The Holy Grail, then, for the home-brew manufacturer is to build a PNP machine on a small scale. Two engineers, Neil Jansen and Karl Lew, have dealt with the almost constant frustration of wanting to build cool hardware yet having no way to build usable circuit boards without expensive investments. By creating a very simple, very cheap PNP machine, they would enable a new electronics maker movement to blossom where, until now, the big boys held sway.
The project is still in its infancy and the pair are now trying to enter the next HAXLR8R class in order to fine-tune their idea. The goal is to create a simple pick-and-place machine that can lift and rotate parts using suction, draw traces onto boards, and solder and remove components from the board. A CNC attachment would allow users to cut down PCBs to size and a laser would allow them to plot onto photo-sensitive boards. It’s not quite Foxconn but it’s good enough for 90% of the hardware projects out there.
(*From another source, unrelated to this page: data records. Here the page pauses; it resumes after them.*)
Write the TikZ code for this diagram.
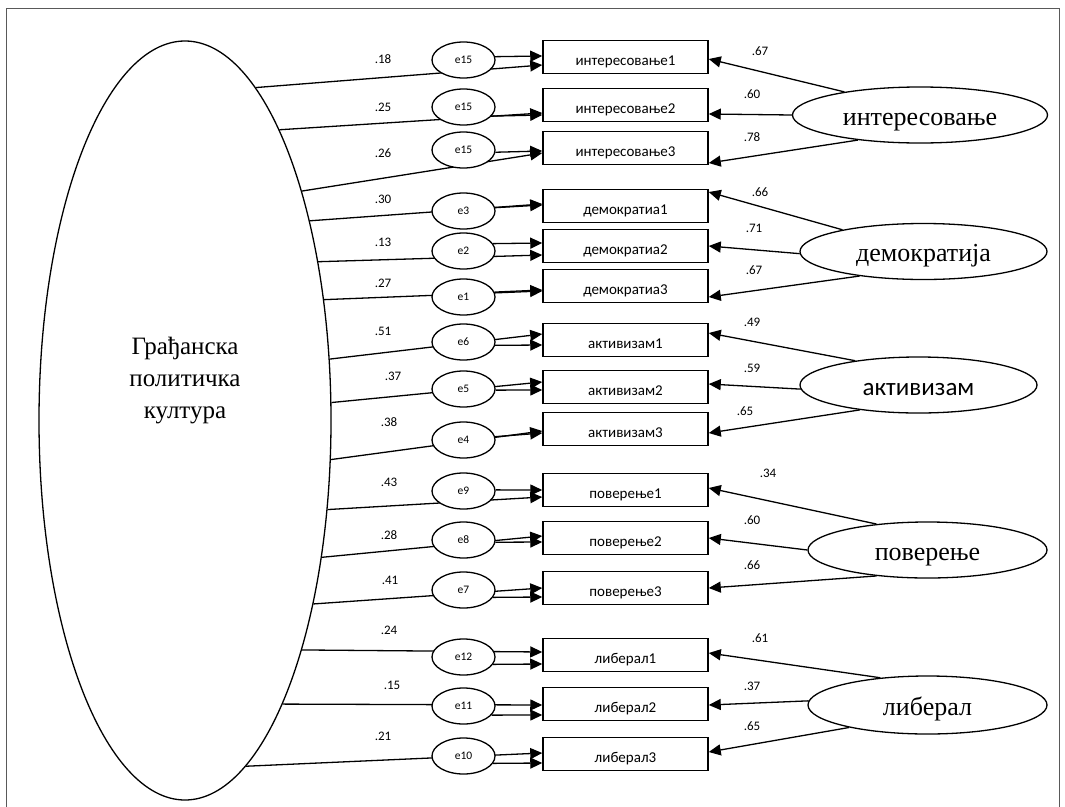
\documentclass[tikz,border=0pt]{standalone}
\usepackage{fontspec}
\setmainfont{Liberation Serif}
\newfontfamily\calib{Carlito}
\usetikzlibrary{shapes.geometric,arrows.meta}

\tikzset{
  obs/.style={draw, line width=1.5pt, rectangle, minimum width=165pt, minimum height=33pt, inner sep=0pt,
    font=\calib\fontsize{15}{15}\selectfont, text height=16pt, text depth=0pt},
  err/.style={draw, ellipse, fill=white, line width=1.3pt, minimum width=63pt, minimum height=36pt, inner sep=0pt,
    font=\calib\fontsize{11.5}{12}\selectfont},
  lat/.style={draw, ellipse, line width=1.3pt, minimum height=56pt, inner sep=0pt,
    font=\fontsize{26}{26}\selectfont, text height=20pt, text depth=0pt},
  load/.style={inner sep=0pt, font=\calib\fontsize{13}{13}\selectfont},
  link/.style={line width=1.3pt},
  arr/.style={line width=1.3pt, -{Triangle[length=12pt,width=11pt]}}
}

\begin{document}
\begin{tikzpicture}[x=1pt, y=-1pt]
      \useasboundingbox (0,0) rectangle (1065,806);
      \draw[line width=1pt, gray!70!black] (6,812) -- (6,8) -- (1059,8) -- (1059,812);

      % opsti faktor
      \node[draw, ellipse, line width=1.3pt, minimum width=292pt, minimum height=759pt, inner sep=0pt] (gpk) at (185,420.5) {};
      \node[align=center, font=\fontsize{25}{32}\selectfont] (gpktext) at (185,381) {Грађанска\\политичка\\култура};

      % indikatori
      \node[obs] (int1) at (625.5,57) {интересовање1};
      \node[obs] (int2) at (625.5,105) {интересовање2};
      \node[obs] (int3) at (625.5,148) {интересовање3};
      \node[obs] (dem1) at (625.5,206) {демократиа1};
      \node[obs] (dem2) at (625.5,246) {демократиа2};
      \node[obs] (dem3) at (625.5,286) {демократиа3};
      \node[obs] (akt1) at (625.5,340) {активизам1};
      \node[obs] (akt2) at (625.5,387) {активизам2};
      \node[obs] (akt3) at (625.5,429) {активизам3};
      \node[obs] (pov1) at (625.5,490) {поверење1};
      \node[obs] (pov2) at (625.5,538) {поверење2};
      \node[obs] (pov3) at (625.5,588) {поверење3};
      \node[obs] (lib1) at (625.5,655) {либерал1};
      \node[obs] (lib2) at (625.5,704) {либерал2};
      \node[obs] (lib3) at (625.5,754) {либерал3};

      % linije od opsteg faktora
      \draw[arr] (gpk.78) -- ([yshift=-8pt]int1.west);
      \draw[arr] (gpk.72) -- ([yshift=-8pt]int2.west);
      \draw[arr] (gpk.63) -- ([yshift=-5pt]int3.west);
      \draw[arr] (gpk.58) -- ([yshift=2pt]dem1.west);
      \draw[arr] (gpk.50) -- ([yshift=-9pt]dem2.west);
      \draw[arr] (gpk.41) -- ([yshift=-5pt]dem3.west);
      \draw[arr] (gpk.23) -- ([yshift=6pt]akt1.west);
      \draw[arr] (gpk.7) -- ([yshift=5pt]akt2.west);
      \draw[arr] (gpk.-15) -- ([yshift=-2pt]akt3.west);
      \draw[arr] (gpk.-32) -- ([yshift=-7pt]pov1.west);
      \draw[arr] (gpk.-45) -- ([yshift=2pt]pov2.west);
      \draw[arr] (gpk.-55) -- (pov3.west);
      \draw[arr] (gpk.-63) -- ([yshift=3pt]lib1.west);
      \draw[arr] (gpk.-71) -- ([yshift=-1pt]lib2.west);
      \draw[arr] (gpk.-80) -- ([yshift=1pt]lib3.west);

      % greske
      \node[err] (err1) at (463.5,60) {e15};
      \node[err] (err2) at (463.5,107) {e15};
      \node[err] (err3) at (463.5,150) {e15};
      \node[err] (err4) at (463.5,211) {e3};
      \node[err] (err5) at (463.5,251) {e2};
      \node[err] (err6) at (463.5,297) {e1};
      \node[err] (err7) at (463.5,342) {e6};
      \node[err] (err8) at (463.5,389) {e5};
      \node[err] (err9) at (463.5,440) {e4};
      \node[err] (err10) at (463.5,491) {e9};
      \node[err] (err11) at (463.5,540) {e8};
      \node[err] (err12) at (463.5,590) {e7};
      \node[err] (err13) at (463.5,657) {e12};
      \node[err] (err14) at (463.5,706) {e11};
      \node[err] (err15) at (463.5,756) {e10};

      \draw[arr] (err1.6) -- ([yshift=1pt]int1.west);
      \draw[arr] (err2.-18) -- ([yshift=-10pt]int2.west);
      \draw[arr] (err3.-4) -- ([yshift=-3pt]int3.west);
      \draw[arr] (err4.6) -- ([yshift=1pt]dem1.west);
      \draw[arr] (err5.14) -- ([yshift=3pt]dem2.west);
      \draw[arr] (err6.9) -- ([yshift=-4pt]dem3.west);
      \draw[arr] (err7.-6) -- ([yshift=-5pt]akt1.west);
      \draw[arr] (err8.-2) -- ([yshift=-3pt]akt2.west);
      \draw[arr] (err9.6) -- ([yshift=-4pt]akt3.west);
      \draw[arr] (err10.2) -- (pov1.west);
      \draw[arr] (err11.-4) -- ([yshift=-4pt]pov2.west);
      \draw[arr] (err12.-14) -- ([yshift=-9pt]pov3.west);
      \draw[arr] (err13.-14) -- ([yshift=-9pt]lib1.west);
      \draw[arr] (err14.-18) -- ([yshift=-11pt]lib2.west);
      \draw[arr] (err15.-14) -- ([yshift=-9pt]lib3.west);

      % latentni faktori
      \node[lat, minimum width=255pt] (intr) at (920,115) {интересовање};
      \node[lat, minimum width=247pt] (demo) at (923.5,251.5) {демократија};
      \node[lat, minimum width=237pt, font=\calib\fontsize{25}{25}\selectfont] (aktv) at (918.5,385) {активизам};
      \node[lat, minimum width=239pt] (povr) at (927.5,550) {поверење};
      \node[lat, minimum width=239pt, minimum height=58pt] (libr) at (927.5,705) {либерал};

      \draw[arr] (intr.163) -- ([yshift=-2pt]int1.east);
      \draw[arr] (intr.180) -- ([yshift=-9pt]int2.east);
      \draw[arr] (intr.202) -- ([yshift=-15pt]int3.east);
      \draw[arr] (demo.165) -- ([yshift=14pt]dem1.east);
      \draw[arr] (demo.181) -- (dem2.east);
      \draw[arr] (demo.201) -- ([yshift=-11pt]dem3.east);
      \draw[arr] (aktv.159) -- ([yshift=7pt]akt1.east);
      \draw[arr] (aktv.182) -- ([yshift=3pt]akt2.east);
      \draw[arr] (aktv.203) -- ([yshift=-4pt]akt3.east);
      \draw[arr] (povr.153) -- ([yshift=2pt]pov1.east);
      \draw[arr] (povr.180) -- (pov2.east);
      \draw[arr] (povr.207) -- (pov3.east);
      \draw[arr] (libr.150) -- ([yshift=2pt]lib1.east);
      \draw[arr] (libr.178) -- ([yshift=-1pt]lib2.east);
      \draw[arr] (libr.196) -- ([yshift=2pt]lib3.east);

      % tezine
      \node[load] (w1) at (383,59) {.18};
      \node[load] (w2) at (383,107) {.25};
      \node[load] (w3) at (383,153) {.26};
      \node[load] (w4) at (383,199) {.30};
      \node[load] (w5) at (383,242) {.13};
      \node[load] (w6) at (383,283) {.27};
      \node[load] (w7) at (383,331) {.51};
      \node[load] (w8) at (393,376) {.37};
      \node[load] (w9) at (389,422) {.38};
      \node[load] (w10) at (389,482) {.43};
      \node[load] (w11) at (389,535) {.28};
      \node[load] (w12) at (390,580) {.41};
      \node[load] (w13) at (389,630) {.24};
      \node[load] (w14) at (392,685) {.15};
      \node[load] (w15) at (383,736) {.21};

      \node[load] (v1) at (760,51) {.67};
      \node[load] (v2) at (752,94) {.60};
      \node[load] (v3) at (752,137) {.78};
      \node[load] (v4) at (760,192) {.66};
      \node[load] (v5) at (754,228) {.71};
      \node[load] (v6) at (754,270) {.67};
      \node[load] (v7) at (752,322) {.49};
      \node[load] (v8) at (752,368) {.59};
      \node[load] (v9) at (745,411) {.65};
      \node[load] (v10) at (768,473) {.34};
      \node[load] (v11) at (752,520) {.60};
      \node[load] (v12) at (752,565) {.66};
      \node[load] (v13) at (760,638) {.61};
      \node[load] (v14) at (752,686) {.37};
      \node[load] (v15) at (752,726) {.65};
    \end{tikzpicture}
\end{document}
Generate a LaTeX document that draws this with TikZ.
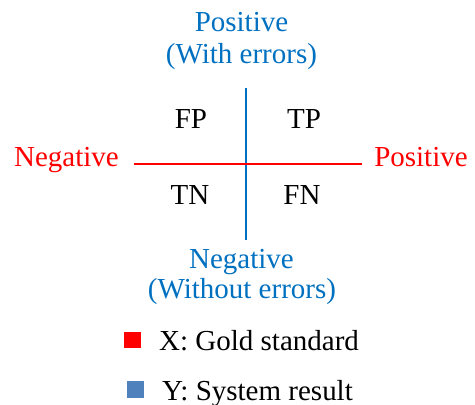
\documentclass[tikz,border=0pt]{standalone}
\usepackage{fontspec}
\setmainfont{Liberation Serif}
\definecolor{axisblue}{HTML}{0070C0}
\definecolor{axisred}{HTML}{FF0000}
\definecolor{keyblue}{HTML}{4F81BD}
\tikzset{lbl/.style={anchor=base,inner sep=0pt,font=\fontsize{29}{33}\selectfont}}
\begin{document}
\begin{tikzpicture}[x=1pt,y=-1pt]
		\useasboundingbox (0,0) rectangle (475,405);
		\coordinate (t) at (246,88);
		\coordinate (b) at (246,240);
		\coordinate (l) at (134,164);
		\coordinate (r) at (362,164);
		\draw[axisblue,line width=1.6pt] (t)--(b);
		\draw[axisred,line width=1.6pt] (l)--(r);
		\node[lbl,text=axisblue,name=ptop] at (241.5,31){Positive};
		\node[lbl,text=axisblue,name=wtop] at (241.5,63){(With errors)};
		\node[lbl,text=axisblue,name=nbot] at (241.5,268){Negative};
		\node[lbl,text=axisblue,name=wbot] at (242,298){(Without errors)};
		\node[lbl,text=axisred,name=nleft] at (66.5,166){Negative};
		\node[lbl,text=axisred,name=pright] at (421,166){Positive};
		\node[lbl,name=fp] at (191,128){FP};
		\node[lbl,name=tp] at (304,128){TP};
		\node[lbl,name=tn] at (190,204){TN};
		\node[lbl,name=fn] at (302,204){FN};
		\fill[axisred] (124,332) rectangle (141,348);
		\fill[keyblue] (127,381) rectangle (144,398);
		\node[lbl,anchor=base west,name=kx] at (159,350){X: Gold standard};
		\node[lbl,anchor=base west,name=ky] at (162,400){Y: System result};
	\end{tikzpicture}
\end{document}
What’s most interesting about this project is that it looks to be the first one that both works, in prototype, and could actually come to market. There are many hacks you can use to create your own PNP machines – you can even turn a standard 3D printer into a PNP with a lot of gumption – but a ready-made, tested device for the home electronics maker would me amazing. The team is also looking into creating a printing system that can extrude both plastic and electronic components which would create truly organic, cohesive products that used fewer resources and were more rugged.
You can see the first few open source documents here related to the manufacture. Because the FirePick is a delta machine it uses fewer parts and is less complex to build. In fact, it’s much like a 3D printer in that the head moves in certain pre-set patterns, over and over, until it produces a finished product.